La fundación que maneja el Museo de las Conceptas, una institución privada sin fines de lucro, deslindada administrativamente del claustro en sí, es, a fin de cuentas, el único vínculo entre nosotros y este legado secreto y fascinante. A través del arte y la escultura, las vetustas columnas de madera que levantan la rústica edificación, los árboles milenarios que brotan de los patios interiores, las paredes onduladas por el tiempo, podemos acaso presentir, como a través de una ventana o detrás de una puerta, aquel espíritu latente que personifica este oculto jardín de esta Cuenca tan antigua. Pinturas, repujados, porcelana, juguetes, los cabellos naturales de monjas perecidas hace décadas, e incluso siglos, utilizadas para inmortalizar a sus santas de madera…
Llenas de simbología, vislumbramos sensibilidades impresas como fósiles de fe e identidad. Un niño Dios abraza a un colibrí andino; los fabulosos riscos, barrocos infinitos de visiones y relieves; más evidencias del sincretismo en la espada-rayo de Miguel Arcángel, evocando la fuerza luminaria del Dios Sol nativo frente a la, por lo demás, ortodoxa representación del personaje bíblico; el propio Miguel Arcángel de tamaño natural, vestido con túnicas que las monjas van cambiando cada par de semanas; una urna hecha de tagua con Jesús Nacido envuelto como momia egipcia. Santos, muchos que ya no se nombran ni se veneran, representados por artistas de la escuela cuencana, o como indica Clara, “la escuela quiteña, pues Cuenca le pertenecía al Reino de Quito” … Con especial entusiasmo nos muestra un dúo de ángeles desnudos que las monjitas decidieron vestir – y un seno que amamanta al Niño que decidieron pintar encima – por pudor a mostrar lo que no se muestra en casa de Dios. Son todos ejemplos de un momento en el pensamiento, de un fugaz encuentro entre la realidad y la historia, que parece parte del aire de este recinto claustral.
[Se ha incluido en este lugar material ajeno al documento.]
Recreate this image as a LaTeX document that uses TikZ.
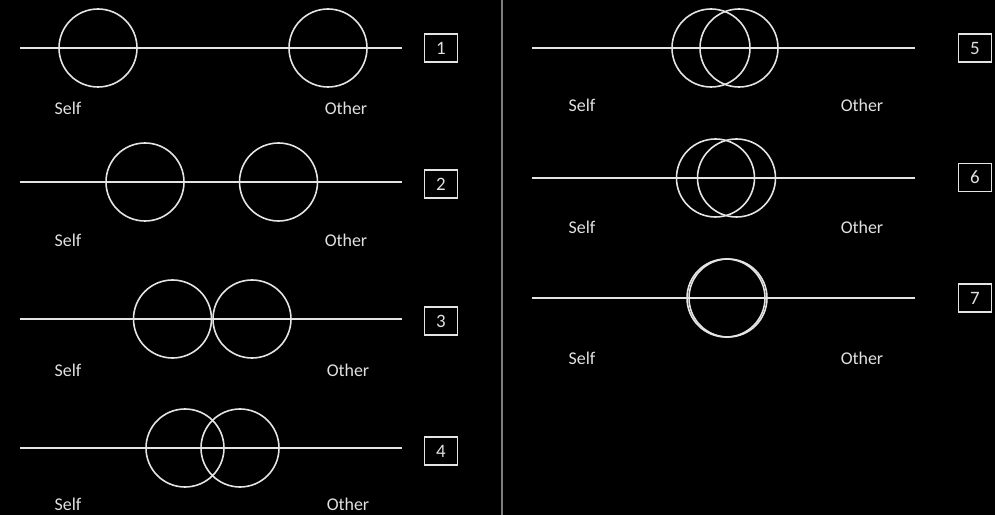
\documentclass[tikz,border=0pt]{standalone}
\usepackage{fontspec}
\setmainfont{Carlito}
\definecolor{linegray}{RGB}{228,228,228}
\definecolor{labelgray}{RGB}{225,225,225}
\definecolor{divgray}{RGB}{125,125,125}
\begin{document}
\begin{tikzpicture}[x=1bp,y=-1bp,
  axis/.style={draw=linegray, line width=1.7bp},
  ring/.style={draw=linegray, line width=1.6bp, circle, minimum size=78bp, inner sep=0pt},
  lbl/.style={text=labelgray, font=\fontsize{18}{21}\selectfont, inner sep=0pt},
  numbox/.style={draw=linegray, line width=1.2bp, minimum width=33bp, minimum height=28bp, inner sep=0pt, text=labelgray, font=\fontsize{19}{22}\selectfont}]
\fill[black] (0,0) rectangle (995,515);
\useasboundingbox (0,0) rectangle (995,515);
% divider
\coordinate (dtop) at (502,0);
\coordinate (dbot) at (502,515);
\draw[divgray, line width=1.3bp] (dtop) -- (dbot);
% left column panels
\foreach \n/\y/\a/\b/\by/\ly/\ox in {1/48/98/328/48/108/346, 2/182/145/278.5/184/240/346, 3/319/172.5/252/321/370/348, 4/448/185/240/451/504/348}{
  \coordinate (L\n) at (20,\y);
  \coordinate (R\n) at (402,\y);
  \draw[axis] (L\n) -- (R\n);
  \node[ring] (self\n) at (\a,\y) {};
  \node[ring] (other\n) at (\b,\y) {};
  \node[numbox] (box\n) at (441,\by) {\n};
  \node[lbl] (ls\n) at (68,\ly) {Self};
  \node[lbl] (lo\n) at (\ox,\ly) {Other};
}
% right column panels
\foreach \n/\y/\a/\b/\by/\ly in {5/48/711/739/48/105, 6/178/715.5/736.5/177.5/227, 7/298/726/728/298/358}{
  \coordinate (L\n) at (532,\y);
  \coordinate (R\n) at (915,\y);
  \draw[axis] (L\n) -- (R\n);
  \node[ring] (self\n) at (\a,\y) {};
  \node[ring] (other\n) at (\b,\y) {};
  \node[numbox] (box\n) at (975,\by) {\n};
  \node[lbl] (ls\n) at (582,\ly) {Self};
  \node[lbl] (lo\n) at (862,\ly) {Other};
}
\end{tikzpicture}
\end{document}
Existe, además, el deseo de permanecer fiel a la estructura y sus materiales originales. “No son sólo obras de arte religioso lo que queremos que experimenten quienes visitan. Es todo lo demás, también: cada grada, cada rincón. Y por eso, por más que nos hayan sugerido modernizar los espacios de exposición, no hemos cambiado ni la mitad de un ventanal de lo que fue y ha sido por tantos siglos,” afirma Clara. “Parte indispensable de este lugar es ver cómo se ha conservado. El acto, incluso, de caminar por los pasillos, nos transporta a otra época”.
Entre las pocas “intervenciones voluntarias” por parte de la administración, vemos los patios centrales en los que se ha cultivado toda hierba, flor y planta que, según se entiende, alguna vez formó parte de los huertos monacales. Además de ser muy bellos, son como jardines botánicos llenos de variedad y colorido. Según la directora, era importante demostrar que la vida en el claustro era también una convivencia con la naturaleza. Entre floripondios y penapenas, entre el acanto, el chamburo, el ciglaló, el Corazón de María, el tilo, la altamisa, el hermoso árbol de los ‘zarcillos de gitana’ y tantos ejemplares más, vemos un pequeño cactus de San Pedro surgiendo difícilmente de tanta húmeda diversidad; este reconocido alucinógeno utilizado por chamanes nativos, se sabe, también formó parte de los jardines interiores del monasterio.
En lo personal, es quizás uno de los museos más especiales que hayamos visitado en el país. Como parte de esta ciudad dentro de la ciudad, este museo es un patrimonio vivo que protege el universo en miniatura del monasterio. Ambos comparten todas sus paredes, pero como dos ciudades entretejidas, respetan la cercana lejanía que los une y los distingue por igual.